Ah, the glory of Montana!
Still, I wouldn’t want to live anywhere else. Yet.
But the big issue right now is our clay body. We’re working on creating our own clay recipe and the chemistry for clay bodies is as intense as for glazes. Clay bodies use all the same ingredients as I use for glazes, but in different quantities, of course.
Initially we tried some variations of recipes from Richard Zakin’s latest book, but still had some of the white specks in our hand-painted designs, so I’ve been altering those recipes with information from Daniel Rhodes and Robin Hopper to come closer to what we need.
A couple of variations ago I added more Hawthorne Bond fireclay, but even when we fired that clay to cone 6 we were left with the equivalent of a bisque-fired piece, which absorbs way too much water and the glaze crazes dramatically. If water sits in pieces made from clay which is that absorbent when the glaze is crazed, it will slowly leak through, leaving a small puddle on the table.
So I backed up half a step to reduce the fireclay and increase the kaolin, and then I added a little more flux.
The worst part for me is having to wait a full week after mixing a new batch so the clay can mature. I am actually starting to think some of my earlier versions didn’t work so well in the throwing process because I didn’t wait long enough.
Impatient? Well, that hints at defining the anxiousness I experience while I’m having to sit around watching clay mature. We have deadlines.
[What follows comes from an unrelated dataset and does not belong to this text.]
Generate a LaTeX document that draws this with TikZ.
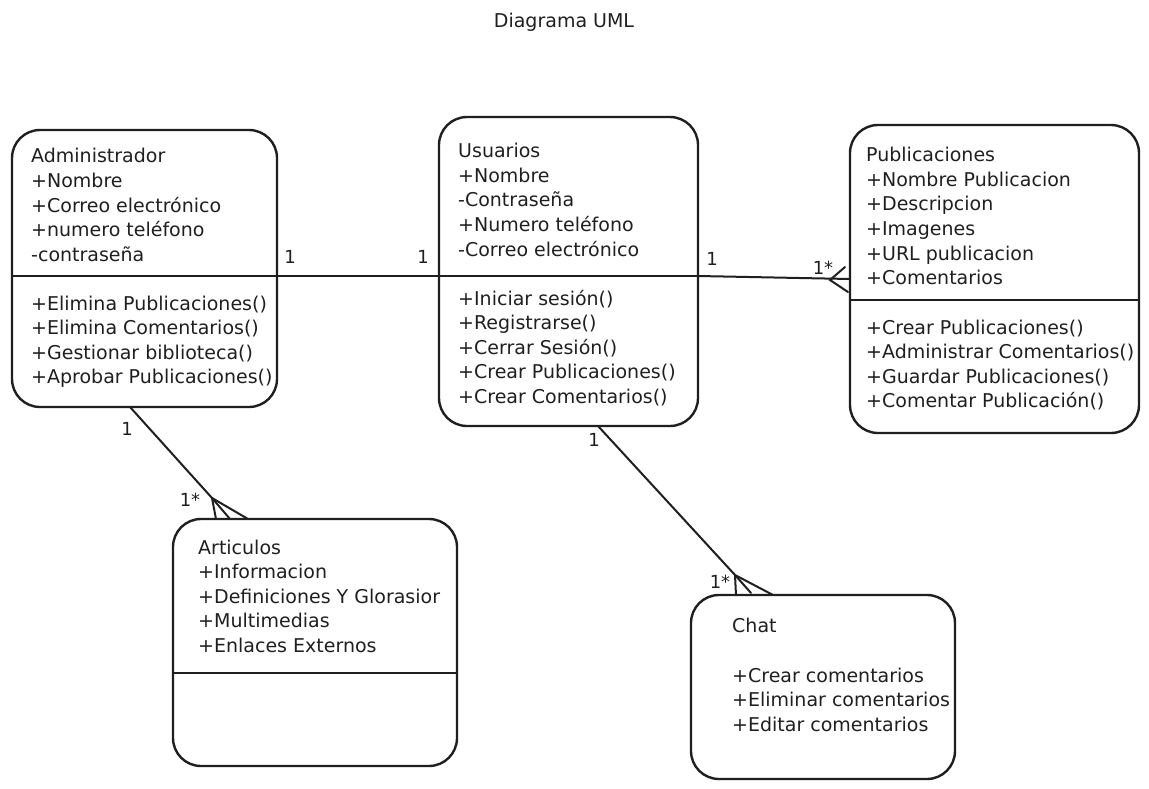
\documentclass[tikz,border=0pt]{standalone}
\usepackage{fontspec}
\setmainfont{DejaVu Sans}
\begin{document}
\begin{tikzpicture}[x=1pt,y=-1pt,
  ink/.style={draw=black!88},
  umlbox/.style={ink, line width=2.4pt, rounded corners=28pt, inner sep=0pt, outer sep=0pt},
  divider/.style={ink, line width=2.4pt},
  link/.style={ink, line width=2pt, line cap=round},
  foot/.style={ink, line width=2pt, line cap=round},
  txt/.style={anchor=base west, inner sep=0pt, font=\fontsize{19}{22}\selectfont, text=black!88},
  mult/.style={inner sep=0pt, font=\fontsize{18}{22}\selectfont, text=black!88}]
\useasboundingbox (0,0) rectangle (1149,789);

% title
\node[anchor=base, inner sep=0pt, font=\fontsize{19}{22}\selectfont, text=black!88] (title) at (564,28) {Diagrama UML};

% class boxes
\node[umlbox, minimum width=265pt, minimum height=277pt] (admin) at (144.5,268.5) {};
\node[umlbox, minimum width=259pt, minimum height=309pt] (usr) at (568.5,271.5) {};
\node[umlbox, minimum width=289pt, minimum height=308pt] (pub) at (994.5,279) {};
\node[umlbox, minimum width=284pt, minimum height=247pt] (art) at (315,642.5) {};
\node[umlbox, minimum width=264pt, minimum height=184pt] (chat) at (823,687) {};

% compartment dividers
\draw[divider] (12,276) -- (277,276);
\draw[divider] (439,276) -- (698,276);
\draw[divider] (850,300) -- (1139,300);
\draw[divider] (173,673) -- (457,673);

% Administrador
\node[txt] (a0) at (31,163) {Administrador};
\node[txt] (a1) at (31,187.5) {+Nombre};
\node[txt] (a2) at (31,212) {+Correo electrónico};
\node[txt] (a3) at (31,236.5) {+numero teléfono};
\node[txt] (a4) at (31,261) {-contraseña};
\node[txt] (a5) at (31,310) {+Elimina Publicaciones()};
\node[txt] (a6) at (31,334.5) {+Elimina Comentarios()};
\node[txt] (a7) at (31,359) {+Gestionar biblioteca()};
\node[txt] (a8) at (31,383.5) {+Aprobar Publicaciones()};

% Usuarios
\node[txt] (u0) at (458,158) {Usuarios};
\node[txt] (u1) at (458,182.5) {+Nombre};
\node[txt] (u2) at (458,207) {-Contraseña};
\node[txt] (u3) at (458,231.5) {+Numero teléfono};
\node[txt] (u4) at (458,256) {-Correo electrónico};
\node[txt] (u5) at (458,305) {+Iniciar sesión()};
\node[txt] (u6) at (458,329.5) {+Registrarse()};
\node[txt] (u7) at (458,354) {+Cerrar Sesión()};
\node[txt] (u8) at (458,378.5) {+Crear Publicaciones()};
\node[txt] (u9) at (458,403) {+Crear Comentarios()};

% Publicaciones
\node[txt] (p0) at (866,162) {Publicaciones};
\node[txt] (p1) at (866,186.5) {+Nombre Publicacion};
\node[txt] (p2) at (866,211) {+Descripcion};
\node[txt] (p3) at (866,235.5) {+Imagenes};
\node[txt] (p4) at (866,260) {+URL publicacion};
\node[txt] (p5) at (866,284.5) {+Comentarios};
\node[txt] (p6) at (866,334) {+Crear Publicaciones()};
\node[txt] (p7) at (866,358.5) {+Administrar Comentarios()};
\node[txt] (p8) at (866,383) {+Guardar Publicaciones()};
\node[txt] (p9) at (866,407.5) {+Comentar Publicación()};

% Articulos
\node[txt] (r0) at (198,554) {Articulos};
\node[txt] (r1) at (198,578.5) {+Informacion};
\node[txt] (r2) at (198,603) {+Definiciones Y Glorasior};
\node[txt] (r3) at (198,627.5) {+Multimedias};
\node[txt] (r4) at (198,652) {+Enlaces Externos};

% Chat
\node[txt] (c0) at (732,632) {Chat};
\node[txt] (c1) at (732,682) {+Crear comentarios};
\node[txt] (c2) at (732,706.5) {+Eliminar comentarios};
\node[txt] (c3) at (732,731) {+Editar comentarios};

% Administrador -- Usuarios (1 : 1)
\draw[link] ([yshift=-7.5pt]admin.east) -- ([yshift=-4.5pt]usr.west);
\node[mult] (m1) at (290,257) {1};
\node[mult] (m2) at (423,257) {1};

% Usuarios -- Publicaciones (1 : 1..*)
\coordinate (pv) at ([xshift=-20pt,yshift=-1pt]pub.west);
\draw[link] ([yshift=-4.5pt]usr.east) -- (pub.west);
\draw[foot] ([xshift=-5pt,yshift=12pt]pub.west) -- (pv) -- ([xshift=-2pt,yshift=-13pt]pub.west);
\node[mult] (m3) at (712,259) {1};
\node[mult] (m4) at (823,268) {1*};

% Administrador -- Articulos (1 : 1..*)
\coordinate (av) at ([xshift=-103pt,yshift=21pt]art.north);
\draw[link] ([xshift=-14.5pt]admin.south) -- (av);
\draw[foot] (av) -- ([xshift=-99pt]art.north);
\draw[foot] (av) -- ([xshift=-85pt]art.north);
\draw[foot] (av) -- ([xshift=-67pt]art.north);
\node[mult] (m5) at (127,429) {1};
\node[mult] (m6) at (190,500) {1*};

% Usuarios -- Chat (1 : 1..*)
\coordinate (cv) at ([xshift=-88pt,yshift=20pt]chat.north);
\draw[link] ([xshift=29.5pt]usr.south) -- (cv);
\draw[foot] (cv) -- ([xshift=-87pt]chat.north);
\draw[foot] (cv) -- ([xshift=-72pt,yshift=2pt]chat.north);
\draw[foot] (cv) -- ([xshift=-50pt]chat.north);
\node[mult] (m7) at (594,440) {1};
\node[mult] (m8) at (720,582) {1*};
\end{tikzpicture}
\end{document}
We also have been buying small batches of clay at the Archie Bray Foundation in Helena just to get us by while I figure out a recipe they can mix for us a ton at a time. But a trip to Helena to buy clay means a day out of the studio; we’re already behind schedule and need to get some orders delivered very soon.
Before long we’ll be landscaping and by the time we get back into the studio I’ll forget a lot of what I didn’t take the time to write down. Often when I do write down the information I need, I don’t give myself enough detail, so I don’t know what I meant months later. And too often I throw samples away that were not what I had wanted, because our studio is already cluttered so much we don’t have adequate shelf space any more.
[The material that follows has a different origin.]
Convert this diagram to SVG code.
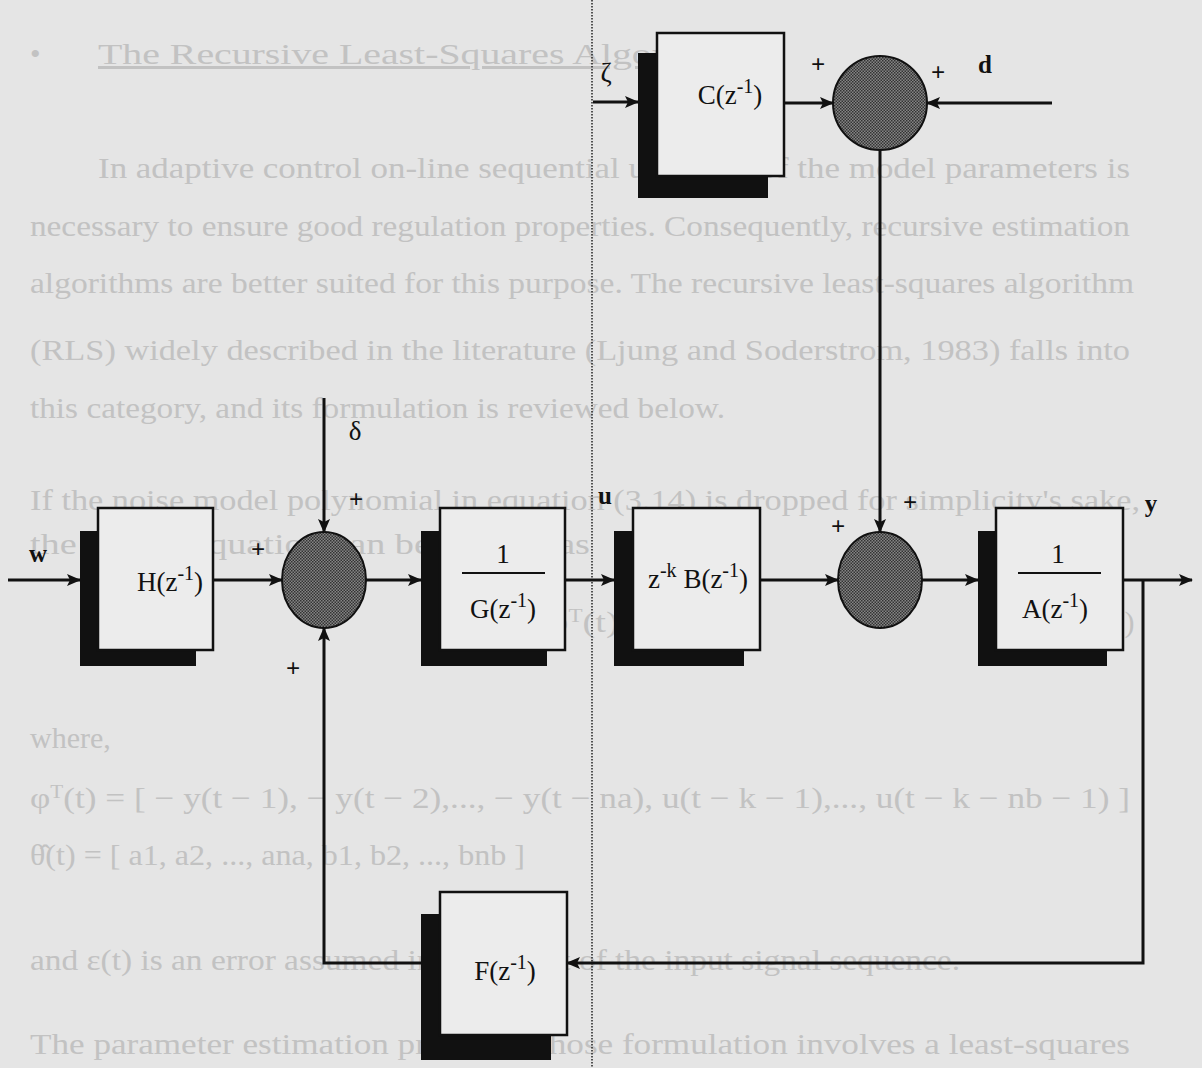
<svg xmlns="http://www.w3.org/2000/svg" width="1202" height="1068" viewBox="0 0 1202 1068">
<style>
.bg{font-family:"Liberation Serif",serif;font-size:30px;fill:#c2c2c2}
.lbl{font-family:"Liberation Serif",serif;font-size:27px;fill:#111}
.bl{font-family:"Liberation Serif",serif;font-size:25px;font-weight:bold;fill:#111}
.front{fill:#ececec;stroke:#111;stroke-width:2.5}
.shadow{fill:#111}
.conn{fill:none;stroke:#111;stroke-width:3}
.frac{stroke:#111;stroke-width:2}
.sum{fill:url(#stip);stroke:#111;stroke-width:2}
</style>
<defs>
<pattern id="stip" width="3" height="3" patternUnits="userSpaceOnUse">
<rect width="3" height="3" fill="#858585"/>
<rect width="1.5" height="1.5" fill="#333"/>
<rect x="1.5" y="1.5" width="1.5" height="1.5" fill="#333"/>
</pattern>
<marker id="ah" markerUnits="userSpaceOnUse" markerWidth="14" markerHeight="12" refX="13" refY="6" orient="auto">
<path d="M0,0 L14,6 L0,12 L3,6 Z" fill="#111"/>
</marker>
</defs>
<rect width="1202" height="1068" fill="#e5e5e5"/>

<g id="background-text">
<text class="bg" x="30" y="64">•</text>
<text class="bg" x="98" y="64" text-decoration="underline" textLength="640" lengthAdjust="spacingAndGlyphs">The Recursive Least-Squares Algorithm</text>
<text class="bg" x="98" y="178" textLength="1032" lengthAdjust="spacingAndGlyphs">In adaptive control on-line  sequential  updating of the model parameters is</text>
<text class="bg" x="30" y="236" textLength="1100" lengthAdjust="spacingAndGlyphs">necessary to ensure good regulation properties. Consequently, recursive estimation</text>
<text class="bg" x="30" y="293" textLength="1104" lengthAdjust="spacingAndGlyphs">algorithms are better suited for this purpose. The recursive least-squares algorithm</text>
<text class="bg" x="30" y="360" textLength="1100" lengthAdjust="spacingAndGlyphs">(RLS) widely described in the literature (Ljung and Soderstrom, 1983) falls into</text>
<text class="bg" x="30" y="418" textLength="695" lengthAdjust="spacingAndGlyphs">this category, and its formulation is reviewed below.</text>
<text class="bg" x="30" y="510" textLength="1110" lengthAdjust="spacingAndGlyphs">If the noise model polynomial in equation (3.14) is dropped for simplicity's sake,</text>
<text class="bg" x="30" y="554" textLength="560" lengthAdjust="spacingAndGlyphs">the model equation can be written as</text>
<text class="bg" x="450" y="632" textLength="290" lengthAdjust="spacingAndGlyphs">y(t) = φ<tspan dy="-10" font-size="18">T</tspan><tspan dy="10">(t) θ̂ + ε(t)</tspan></text>
<text class="bg" x="1062" y="632">(3.15)</text>
<text class="bg" x="30" y="748">where,</text>
<text class="bg" x="30" y="808" textLength="1100" lengthAdjust="spacingAndGlyphs">φ<tspan dy="-10" font-size="18">T</tspan><tspan dy="10">(t) = [ − y(t − 1), − y(t − 2),..., − y(t − na), u(t − k − 1),..., u(t − k − nb − 1) ]</tspan></text>
<text class="bg" x="30" y="865" textLength="495" lengthAdjust="spacingAndGlyphs">θ̂(t) = [ a1, a2, ..., ana, b1, b2, ..., bnb ]</text>
<text class="bg" x="30" y="970" textLength="930" lengthAdjust="spacingAndGlyphs">and ε(t) is an error assumed independent of the input signal sequence.</text>
<text class="bg" x="30" y="1054" textLength="1100" lengthAdjust="spacingAndGlyphs">The parameter estimation problem whose formulation involves a least-squares</text>
</g>

<line x1="592" y1="0" x2="592" y2="1068" stroke="#222" stroke-width="1.5" stroke-dasharray="1.5,1.5"/>

<g id="connectors">
<path class="conn" d="M593,102 H638" marker-end="url(#ah)"/>
<path class="conn" d="M784,103 H833" marker-end="url(#ah)"/>
<path class="conn" d="M1052,103 H927" marker-end="url(#ah)"/>
<path class="conn" d="M880,150 V532" marker-end="url(#ah)"/>
<path class="conn" d="M8,580 H80" marker-end="url(#ah)"/>
<path class="conn" d="M213,580 H282" marker-end="url(#ah)"/>
<path class="conn" d="M324,398 V532" marker-end="url(#ah)"/>
<path class="conn" d="M366,580 H421" marker-end="url(#ah)"/>
<path class="conn" d="M565,580 H614" marker-end="url(#ah)"/>
<path class="conn" d="M760,580 H838" marker-end="url(#ah)"/>
<path class="conn" d="M922,580 H978" marker-end="url(#ah)"/>
<path class="conn" d="M1123,580 H1192" marker-end="url(#ah)"/>
<path class="conn" d="M1143,580 V963 H567" marker-end="url(#ah)"/>
<path class="conn" d="M421,963 H324 V628" marker-end="url(#ah)"/>
</g>

<g id="C">
<rect class="shadow" x="638" y="53" width="130" height="145"/>
<rect class="front" x="657" y="33" width="127" height="143"/>
<text class="lbl" x="730" y="104" text-anchor="middle">C(z<tspan dy="-11" font-size="20">-1</tspan><tspan dy="11">)</tspan></text>
</g>
<g id="sum-top">
<circle class="sum" cx="880" cy="103" r="47"/>
</g>
<g id="H">
<rect class="shadow" x="80" y="531" width="116" height="135"/>
<rect class="front" x="98" y="508" width="115" height="142"/>
<text class="lbl" x="170" y="591" text-anchor="middle">H(z<tspan dy="-11" font-size="20">-1</tspan><tspan dy="11">)</tspan></text>
</g>
<g id="sum-1">
<ellipse class="sum" cx="324" cy="580" rx="42" ry="48"/>
</g>
<g id="G">
<rect class="shadow" x="421" y="531" width="126" height="135"/>
<rect class="front" x="440" y="508" width="125" height="142"/>
<text class="lbl" x="503" y="563" text-anchor="middle">1</text>
<line class="frac" x1="462" y1="573" x2="545" y2="573"/>
<text class="lbl" x="503" y="618" text-anchor="middle">G(z<tspan dy="-11" font-size="20">-1</tspan><tspan dy="11">)</tspan></text>
</g>
<g id="B">
<rect class="shadow" x="614" y="531" width="130" height="135"/>
<rect class="front" x="633" y="508" width="127" height="142"/>
<text class="lbl" x="698" y="588" text-anchor="middle">z<tspan dy="-11" font-size="20">-k</tspan><tspan dy="11"> B(z</tspan><tspan dy="-11" font-size="20">-1</tspan><tspan dy="11">)</tspan></text>
</g>
<g id="sum-2">
<ellipse class="sum" cx="880" cy="580" rx="42" ry="48"/>
</g>
<g id="A">
<rect class="shadow" x="978" y="531" width="129" height="135"/>
<rect class="front" x="996" y="508" width="127" height="142"/>
<text class="lbl" x="1058" y="563" text-anchor="middle">1</text>
<line class="frac" x1="1018" y1="573" x2="1101" y2="573"/>
<text class="lbl" x="1055" y="618" text-anchor="middle">A(z<tspan dy="-11" font-size="20">-1</tspan><tspan dy="11">)</tspan></text>
</g>
<g id="F">
<rect class="shadow" x="421" y="914" width="130" height="146"/>
<rect class="front" x="440" y="892" width="127" height="143"/>
<text class="lbl" x="505" y="980" text-anchor="middle">F(z<tspan dy="-11" font-size="20">-1</tspan><tspan dy="11">)</tspan></text>
</g>

<g id="labels">
<text class="bl" x="38" y="562" text-anchor="middle">w</text>
<text class="lbl" x="355" y="440" text-anchor="middle">δ</text>
<text class="bl" x="605" y="504" text-anchor="middle">u</text>
<text class="bl" x="1151" y="512" text-anchor="middle">y</text>
<text class="lbl" x="606" y="82" text-anchor="middle">ζ</text>
<text class="bl" x="985" y="73" text-anchor="middle">d</text>
<text class="bl" x="258" y="558" text-anchor="middle">+</text>
<text class="bl" x="356" y="508" text-anchor="middle">+</text>
<text class="bl" x="293" y="677" text-anchor="middle">+</text>
<text class="bl" x="818" y="73" text-anchor="middle">+</text>
<text class="bl" x="938" y="81" text-anchor="middle">+</text>
<text class="bl" x="838" y="535" text-anchor="middle">+</text>
<text class="bl" x="910" y="511" text-anchor="middle">+</text>
</g>
</svg>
Being so human, I tend to ignore most of life’s little daily lessons. Aren’t people supposed to get more patient when they get older? Hmm, my dad turns 80 next month and he hasn’t gotten any more patient, yet. In the nursing home they had to separate him from mom and then they finally put him in his own room, because he is so impatient with other people that he becomes a cantankerous bully.
I wonder how long it takes to learn patience.